[start]
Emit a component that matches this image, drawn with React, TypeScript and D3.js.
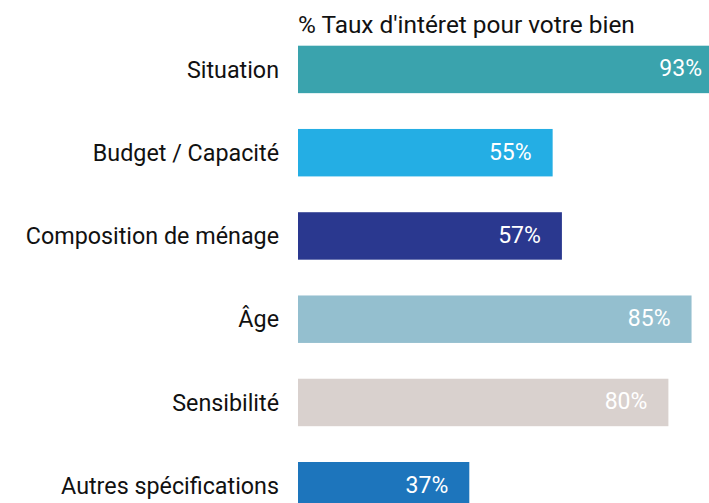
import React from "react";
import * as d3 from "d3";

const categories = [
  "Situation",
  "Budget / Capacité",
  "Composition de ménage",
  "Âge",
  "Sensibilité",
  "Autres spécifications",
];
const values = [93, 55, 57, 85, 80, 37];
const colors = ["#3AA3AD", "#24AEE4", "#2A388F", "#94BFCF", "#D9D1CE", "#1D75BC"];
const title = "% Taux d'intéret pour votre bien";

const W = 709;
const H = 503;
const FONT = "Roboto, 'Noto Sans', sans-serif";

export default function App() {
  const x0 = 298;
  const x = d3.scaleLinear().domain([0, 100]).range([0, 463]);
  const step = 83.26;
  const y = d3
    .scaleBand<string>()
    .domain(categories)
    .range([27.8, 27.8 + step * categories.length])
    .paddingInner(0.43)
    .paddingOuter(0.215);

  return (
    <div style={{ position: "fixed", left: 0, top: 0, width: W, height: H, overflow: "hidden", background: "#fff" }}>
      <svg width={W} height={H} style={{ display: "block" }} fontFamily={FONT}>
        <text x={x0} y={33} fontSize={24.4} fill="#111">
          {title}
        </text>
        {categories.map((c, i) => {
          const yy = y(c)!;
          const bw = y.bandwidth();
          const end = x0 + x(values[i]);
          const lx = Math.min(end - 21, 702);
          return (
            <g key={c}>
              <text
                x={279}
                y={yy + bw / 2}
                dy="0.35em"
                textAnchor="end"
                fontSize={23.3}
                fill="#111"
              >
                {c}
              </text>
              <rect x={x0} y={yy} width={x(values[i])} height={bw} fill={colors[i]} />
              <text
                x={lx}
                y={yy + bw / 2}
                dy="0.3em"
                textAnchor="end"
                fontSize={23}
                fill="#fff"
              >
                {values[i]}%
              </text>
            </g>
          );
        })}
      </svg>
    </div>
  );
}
[end]
- WHAT IS EXPECTED -
Print the complete listing exactly, apart from any pictures.

- REPLY TO THE EXERCISE -
Emit a component that matches this image, drawn with React, TypeScript and D3.js.
import React from "react";
import * as d3 from "d3";

const categories = [
  "Situation",
  "Budget / Capacité",
  "Composition de ménage",
  "Âge",
  "Sensibilité",
  "Autres spécifications",
];
const values = [93, 55, 57, 85, 80, 37];
const colors = ["#3AA3AD", "#24AEE4", "#2A388F", "#94BFCF", "#D9D1CE", "#1D75BC"];
const title = "% Taux d'intéret pour votre bien";

const W = 709;
const H = 503;
const FONT = "Roboto, 'Noto Sans', sans-serif";

export default function App() {
  const x0 = 298;
  const x = d3.scaleLinear().domain([0, 100]).range([0, 463]);
  const step = 83.26;
  const y = d3
    .scaleBand<string>()
    .domain(categories)
    .range([27.8, 27.8 + step * categories.length])
    .paddingInner(0.43)
    .paddingOuter(0.215);

  return (
    <div style={{ position: "fixed", left: 0, top: 0, width: W, height: H, overflow: "hidden", background: "#fff" }}>
      <svg width={W} height={H} style={{ display: "block" }} fontFamily={FONT}>
        <text x={x0} y={33} fontSize={24.4} fill="#111">
          {title}
        </text>
        {categories.map((c, i) => {
          const yy = y(c)!;
          const bw = y.bandwidth();
          const end = x0 + x(values[i]);
          const lx = Math.min(end - 21, 702);
          return (
            <g key={c}>
              <text
                x={279}
                y={yy + bw / 2}
                dy="0.35em"
                textAnchor="end"
                fontSize={23.3}
                fill="#111"
              >
                {c}
              </text>
              <rect x={x0} y={yy} width={x(values[i])} height={bw} fill={colors[i]} />
              <text
                x={lx}
                y={yy + bw / 2}
                dy="0.3em"
                textAnchor="end"
                fontSize={23}
                fill="#fff"
              >
                {values[i]}%
              </text>
            </g>
          );
        })}
      </svg>
    </div>
  );
}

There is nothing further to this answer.